In the future, there will be a new system with only one type of pension scheme: the premium scheme. In such a scheme, each participant builds up pension capital in his/her own pot. The promise is a premium, instead of a certain pension result on your retirement date. At the moment the premium you pay into such a scheme increases as you get older. Under the new system, the premium percentage will be the same for everyone, regardless of age.
Your pension premium will be invested for you. This means that your individual pension pot will keep pace with investment results. Your pension capital will go up when the economy is doing well and down when the economy is deteriorating. However, there are many possibilities to reduce the risk in such a premium scheme. How the new premium scheme will look like at Shell and what choices you will have in the new scheme, are yet to be decided. Shell is discussing this with the Central Works Council. We aim to introduce the new pension scheme for current SSPF members as of 1 January 2027.
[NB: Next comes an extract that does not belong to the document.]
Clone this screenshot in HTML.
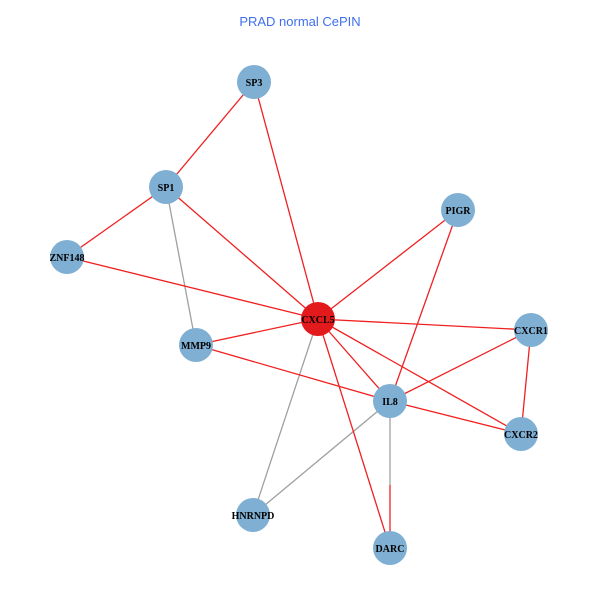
<!DOCTYPE html>
<html><head><style>body{margin:0;background:#fff}svg{display:block}</style></head><body>
<svg width="600" height="600" xmlns="http://www.w3.org/2000/svg">
<rect width="600" height="600" fill="#fff"/>
<text x="300" y="26" text-anchor="middle" font-family="Liberation Sans, sans-serif" font-size="13" fill="#3f6fee">PRAD normal CePIN</text>
<g stroke="#a0a0a0" stroke-width="1.3">
<line x1="166" y1="187" x2="196" y2="345"/>
<line x1="318" y1="319" x2="253" y2="515"/>
<line x1="390" y1="401" x2="253" y2="515"/>
<line x1="390" y1="401" x2="390" y2="485"/>
</g>
<g stroke="#f02020" stroke-width="1.3">
<line x1="254" y1="82" x2="166" y2="187"/>
<line x1="254" y1="82" x2="318" y2="319"/>
<line x1="166" y1="187" x2="67" y2="257"/>
<line x1="166" y1="187" x2="318" y2="319"/>
<line x1="67" y1="257" x2="318" y2="319"/>
<line x1="458" y1="210" x2="318" y2="319"/>
<line x1="458" y1="210" x2="390" y2="401"/>
<line x1="318" y1="319" x2="196" y2="345"/>
<line x1="318" y1="319" x2="531" y2="330"/>
<line x1="318" y1="319" x2="390" y2="401"/>
<line x1="318" y1="319" x2="521" y2="434"/>
<line x1="318" y1="319" x2="390" y2="548"/>
<line x1="196" y1="345" x2="390" y2="401"/>
<line x1="531" y1="330" x2="390" y2="401"/>
<line x1="531" y1="330" x2="521" y2="434"/>
<line x1="390" y1="401" x2="521" y2="434"/>
<line x1="390" y1="485" x2="390" y2="548"/>
</g>
<g fill="#7fafd3">
<circle cx="254" cy="82" r="17"/>
<circle cx="166" cy="187" r="17"/>
<circle cx="67" cy="257" r="17"/>
<circle cx="458" cy="210" r="17"/>
<circle cx="196" cy="345" r="17"/>
<circle cx="531" cy="330" r="17"/>
<circle cx="390" cy="401" r="17"/>
<circle cx="521" cy="434" r="17"/>
<circle cx="253" cy="515" r="17"/>
<circle cx="390" cy="548" r="17"/>
</g>
<circle cx="318" cy="319" r="17" fill="#e31a1c"/>
<g font-family="Liberation Serif, serif" font-size="10" font-weight="bold" fill="#000" text-anchor="middle">
<text x="254" y="86">SP3</text>
<text x="166" y="191">SP1</text>
<text x="67" y="261">ZNF148</text>
<text x="458" y="214">PIGR</text>
<text x="318" y="323">CXCL5</text>
<text x="196" y="349">MMP9</text>
<text x="531" y="334">CXCR1</text>
<text x="390" y="405">IL8</text>
<text x="521" y="438">CXCR2</text>
<text x="253" y="519">HNRNPD</text>
<text x="390" y="552">DARC</text>
</g>
</svg>
</body></html>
In principle, the new pension law applies to everyone, including pensioners and former colleagues. The new law is based on the principle that both the accrued pension entitlements and the pensions of the pensioners are to be converted into the new system. The new law offers an opportunity to deviate from this principle. This is possible if the conversion is disproportionately unfavourable for (some of) the stakeholders. The stakeholders include current employees, pensioners, former colleagues (deferred members) and the employer. If the exception can be used, the accrued pensions will remain in the existing pension scheme.
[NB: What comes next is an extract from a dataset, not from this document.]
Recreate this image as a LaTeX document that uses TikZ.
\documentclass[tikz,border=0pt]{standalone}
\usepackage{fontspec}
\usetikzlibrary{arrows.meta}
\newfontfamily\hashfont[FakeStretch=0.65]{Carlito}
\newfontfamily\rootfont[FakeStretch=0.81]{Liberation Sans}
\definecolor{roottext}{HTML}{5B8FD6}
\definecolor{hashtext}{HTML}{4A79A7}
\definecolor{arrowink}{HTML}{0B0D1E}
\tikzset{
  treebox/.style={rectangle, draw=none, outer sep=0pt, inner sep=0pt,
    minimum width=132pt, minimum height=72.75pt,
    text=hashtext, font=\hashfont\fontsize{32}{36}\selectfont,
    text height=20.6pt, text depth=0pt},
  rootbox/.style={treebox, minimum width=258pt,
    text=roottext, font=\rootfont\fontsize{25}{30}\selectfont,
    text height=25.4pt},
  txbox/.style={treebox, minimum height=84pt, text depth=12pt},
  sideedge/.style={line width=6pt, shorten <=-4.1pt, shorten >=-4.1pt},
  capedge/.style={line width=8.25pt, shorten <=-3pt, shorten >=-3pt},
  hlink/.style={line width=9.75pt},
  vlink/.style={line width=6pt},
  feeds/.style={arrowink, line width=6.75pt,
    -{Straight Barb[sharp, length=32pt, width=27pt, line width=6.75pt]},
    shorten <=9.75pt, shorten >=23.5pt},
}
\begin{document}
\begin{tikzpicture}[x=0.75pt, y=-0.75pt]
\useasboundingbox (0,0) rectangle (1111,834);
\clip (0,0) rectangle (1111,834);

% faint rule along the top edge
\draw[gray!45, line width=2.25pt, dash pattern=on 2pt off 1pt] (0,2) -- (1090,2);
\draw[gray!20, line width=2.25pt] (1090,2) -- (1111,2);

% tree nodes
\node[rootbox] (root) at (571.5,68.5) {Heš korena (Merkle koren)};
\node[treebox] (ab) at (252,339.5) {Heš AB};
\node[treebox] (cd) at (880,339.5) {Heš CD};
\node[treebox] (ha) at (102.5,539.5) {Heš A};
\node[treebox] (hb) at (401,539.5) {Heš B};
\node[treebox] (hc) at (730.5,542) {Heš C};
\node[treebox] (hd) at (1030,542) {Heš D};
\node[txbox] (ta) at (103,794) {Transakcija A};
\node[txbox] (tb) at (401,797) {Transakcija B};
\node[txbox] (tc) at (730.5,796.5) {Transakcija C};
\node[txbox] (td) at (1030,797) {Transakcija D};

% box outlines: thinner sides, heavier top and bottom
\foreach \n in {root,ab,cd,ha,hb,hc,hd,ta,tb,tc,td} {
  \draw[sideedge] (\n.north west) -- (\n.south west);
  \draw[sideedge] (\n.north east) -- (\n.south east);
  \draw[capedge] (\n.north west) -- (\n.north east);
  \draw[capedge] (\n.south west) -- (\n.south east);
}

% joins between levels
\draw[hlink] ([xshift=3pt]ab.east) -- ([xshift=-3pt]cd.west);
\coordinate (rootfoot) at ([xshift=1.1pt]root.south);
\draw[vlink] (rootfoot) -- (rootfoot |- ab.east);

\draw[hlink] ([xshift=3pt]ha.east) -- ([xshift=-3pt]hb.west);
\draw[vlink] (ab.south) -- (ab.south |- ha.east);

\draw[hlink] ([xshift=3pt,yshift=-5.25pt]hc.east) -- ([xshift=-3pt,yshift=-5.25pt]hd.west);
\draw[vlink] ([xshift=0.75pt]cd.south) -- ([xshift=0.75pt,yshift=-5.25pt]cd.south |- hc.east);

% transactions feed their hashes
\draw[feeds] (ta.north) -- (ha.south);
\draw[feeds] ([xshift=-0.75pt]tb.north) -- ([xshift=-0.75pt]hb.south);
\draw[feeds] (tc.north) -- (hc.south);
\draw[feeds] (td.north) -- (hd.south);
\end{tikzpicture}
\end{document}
The new pension scheme will then only apply to the future. Whether or not the accrued pensions in the SSPF-scheme will be converted into the new scheme is part of the discussions that Shell has with the Central Works Council and the pension fund about the future of the pension. Also VOEKS (the association of former Shell employees) plays a role. On the basis of the new law, VOEKS is entitled, with a view to representing the interests of deferred members and pensioners, to give its view on the decisions that need to be taken. This is the socalled ‘hearing right’.
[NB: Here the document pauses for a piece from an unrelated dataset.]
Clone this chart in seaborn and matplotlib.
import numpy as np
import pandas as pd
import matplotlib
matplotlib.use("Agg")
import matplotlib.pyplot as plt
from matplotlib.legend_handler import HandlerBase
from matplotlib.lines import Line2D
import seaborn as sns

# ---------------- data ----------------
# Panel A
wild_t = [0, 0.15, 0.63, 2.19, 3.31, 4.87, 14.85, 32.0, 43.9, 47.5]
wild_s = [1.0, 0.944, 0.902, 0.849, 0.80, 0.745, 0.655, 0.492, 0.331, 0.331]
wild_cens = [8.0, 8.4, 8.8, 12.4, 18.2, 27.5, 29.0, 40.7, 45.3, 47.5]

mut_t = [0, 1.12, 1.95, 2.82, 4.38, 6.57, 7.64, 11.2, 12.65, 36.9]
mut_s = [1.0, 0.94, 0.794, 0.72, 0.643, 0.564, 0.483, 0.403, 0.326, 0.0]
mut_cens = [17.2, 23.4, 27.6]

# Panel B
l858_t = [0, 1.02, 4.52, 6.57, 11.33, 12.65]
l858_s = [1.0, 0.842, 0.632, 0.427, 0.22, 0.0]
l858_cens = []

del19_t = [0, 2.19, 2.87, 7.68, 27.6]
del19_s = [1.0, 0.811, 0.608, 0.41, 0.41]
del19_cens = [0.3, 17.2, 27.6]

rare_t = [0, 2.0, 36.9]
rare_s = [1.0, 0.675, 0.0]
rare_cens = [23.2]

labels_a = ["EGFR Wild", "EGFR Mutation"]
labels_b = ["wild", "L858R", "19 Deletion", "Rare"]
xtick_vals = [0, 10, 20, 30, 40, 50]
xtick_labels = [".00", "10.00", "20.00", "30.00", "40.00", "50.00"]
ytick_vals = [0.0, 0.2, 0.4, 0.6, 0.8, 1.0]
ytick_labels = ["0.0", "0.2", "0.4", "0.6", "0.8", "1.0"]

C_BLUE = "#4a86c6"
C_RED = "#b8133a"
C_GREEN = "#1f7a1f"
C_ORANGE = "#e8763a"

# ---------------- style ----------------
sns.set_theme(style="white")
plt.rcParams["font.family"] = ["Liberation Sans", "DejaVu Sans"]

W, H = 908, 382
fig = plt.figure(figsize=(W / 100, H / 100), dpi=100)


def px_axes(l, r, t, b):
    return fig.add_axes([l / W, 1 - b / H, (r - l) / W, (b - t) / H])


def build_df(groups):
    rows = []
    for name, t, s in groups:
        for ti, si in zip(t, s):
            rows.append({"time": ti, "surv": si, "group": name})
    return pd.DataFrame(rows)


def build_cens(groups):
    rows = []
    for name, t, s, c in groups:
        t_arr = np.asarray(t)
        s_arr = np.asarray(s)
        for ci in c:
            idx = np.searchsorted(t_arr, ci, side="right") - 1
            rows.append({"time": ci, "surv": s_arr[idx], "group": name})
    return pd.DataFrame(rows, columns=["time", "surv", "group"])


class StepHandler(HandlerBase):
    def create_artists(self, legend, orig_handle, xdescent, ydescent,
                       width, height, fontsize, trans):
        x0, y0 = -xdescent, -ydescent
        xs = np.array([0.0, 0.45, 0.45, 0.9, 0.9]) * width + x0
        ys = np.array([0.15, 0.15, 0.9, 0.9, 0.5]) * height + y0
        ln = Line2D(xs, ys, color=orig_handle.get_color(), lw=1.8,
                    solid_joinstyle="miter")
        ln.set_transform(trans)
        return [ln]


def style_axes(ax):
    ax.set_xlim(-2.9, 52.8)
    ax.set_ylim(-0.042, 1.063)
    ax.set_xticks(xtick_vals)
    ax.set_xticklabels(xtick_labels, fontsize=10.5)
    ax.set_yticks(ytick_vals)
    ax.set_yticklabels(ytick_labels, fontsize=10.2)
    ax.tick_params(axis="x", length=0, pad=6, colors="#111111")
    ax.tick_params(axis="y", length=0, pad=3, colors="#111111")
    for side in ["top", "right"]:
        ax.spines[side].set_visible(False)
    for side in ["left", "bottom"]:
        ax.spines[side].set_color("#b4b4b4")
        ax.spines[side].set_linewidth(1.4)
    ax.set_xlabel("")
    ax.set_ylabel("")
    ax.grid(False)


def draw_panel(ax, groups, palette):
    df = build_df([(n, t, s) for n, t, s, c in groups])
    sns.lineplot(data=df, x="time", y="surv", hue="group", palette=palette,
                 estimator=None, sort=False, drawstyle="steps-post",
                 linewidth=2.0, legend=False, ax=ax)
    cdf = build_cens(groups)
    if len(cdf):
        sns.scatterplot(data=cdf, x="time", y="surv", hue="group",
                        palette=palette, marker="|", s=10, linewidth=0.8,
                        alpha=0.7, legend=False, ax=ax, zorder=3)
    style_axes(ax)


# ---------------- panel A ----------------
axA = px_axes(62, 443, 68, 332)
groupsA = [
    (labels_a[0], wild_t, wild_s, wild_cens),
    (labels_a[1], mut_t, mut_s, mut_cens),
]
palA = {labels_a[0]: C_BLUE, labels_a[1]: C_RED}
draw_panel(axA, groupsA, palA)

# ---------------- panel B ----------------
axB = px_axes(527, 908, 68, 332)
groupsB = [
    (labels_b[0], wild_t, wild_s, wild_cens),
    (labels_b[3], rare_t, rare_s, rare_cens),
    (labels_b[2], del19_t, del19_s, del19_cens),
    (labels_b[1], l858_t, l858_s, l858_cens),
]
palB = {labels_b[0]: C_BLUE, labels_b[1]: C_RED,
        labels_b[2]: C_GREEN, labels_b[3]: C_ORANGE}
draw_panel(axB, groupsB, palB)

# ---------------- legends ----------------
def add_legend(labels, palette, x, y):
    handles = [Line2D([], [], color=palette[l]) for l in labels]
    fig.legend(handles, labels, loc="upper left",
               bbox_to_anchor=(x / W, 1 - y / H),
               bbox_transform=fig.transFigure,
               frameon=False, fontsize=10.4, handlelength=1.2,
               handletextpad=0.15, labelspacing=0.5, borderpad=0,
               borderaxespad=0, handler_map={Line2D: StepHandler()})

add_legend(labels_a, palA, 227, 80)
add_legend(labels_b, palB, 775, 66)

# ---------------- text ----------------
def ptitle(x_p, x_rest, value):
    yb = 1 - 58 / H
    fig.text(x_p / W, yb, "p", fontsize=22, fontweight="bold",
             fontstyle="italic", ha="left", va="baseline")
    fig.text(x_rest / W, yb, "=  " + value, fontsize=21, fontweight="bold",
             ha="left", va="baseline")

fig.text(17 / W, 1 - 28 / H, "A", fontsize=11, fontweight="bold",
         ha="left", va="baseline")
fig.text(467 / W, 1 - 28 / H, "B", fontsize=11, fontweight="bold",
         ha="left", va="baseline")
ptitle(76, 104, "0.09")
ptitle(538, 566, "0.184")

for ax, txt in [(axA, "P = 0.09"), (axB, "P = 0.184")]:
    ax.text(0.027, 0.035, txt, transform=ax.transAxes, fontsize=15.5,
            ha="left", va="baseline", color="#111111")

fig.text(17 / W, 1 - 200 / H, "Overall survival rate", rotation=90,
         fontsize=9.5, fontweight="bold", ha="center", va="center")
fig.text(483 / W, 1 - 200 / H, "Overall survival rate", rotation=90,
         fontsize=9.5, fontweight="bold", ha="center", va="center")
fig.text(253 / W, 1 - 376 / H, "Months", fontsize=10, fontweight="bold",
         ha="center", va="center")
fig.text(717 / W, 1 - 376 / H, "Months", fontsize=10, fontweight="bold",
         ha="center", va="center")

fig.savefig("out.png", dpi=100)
In the video on the right we explain the options on how we can deal with the pensions in the SSPF-scheme.
Survivors’ pension
There are also changes with respect to the survivors’ pension. The survivors’ pension if you pass away before you retire will be arranged differently. As long as you work (and for a certain period afterwards), a survivors’ pension is insured. At the moment, the amount of that survivors’ pension is based on the amount of the old-age pension. In the new system, the amount of the survivors’ pension is based on the salary of the employee (the new law mentions a maximum survivors’ pension of 50% of the employee’s salary) If you leave Shell, you can (temporarily) continue the insurance (at your own expense).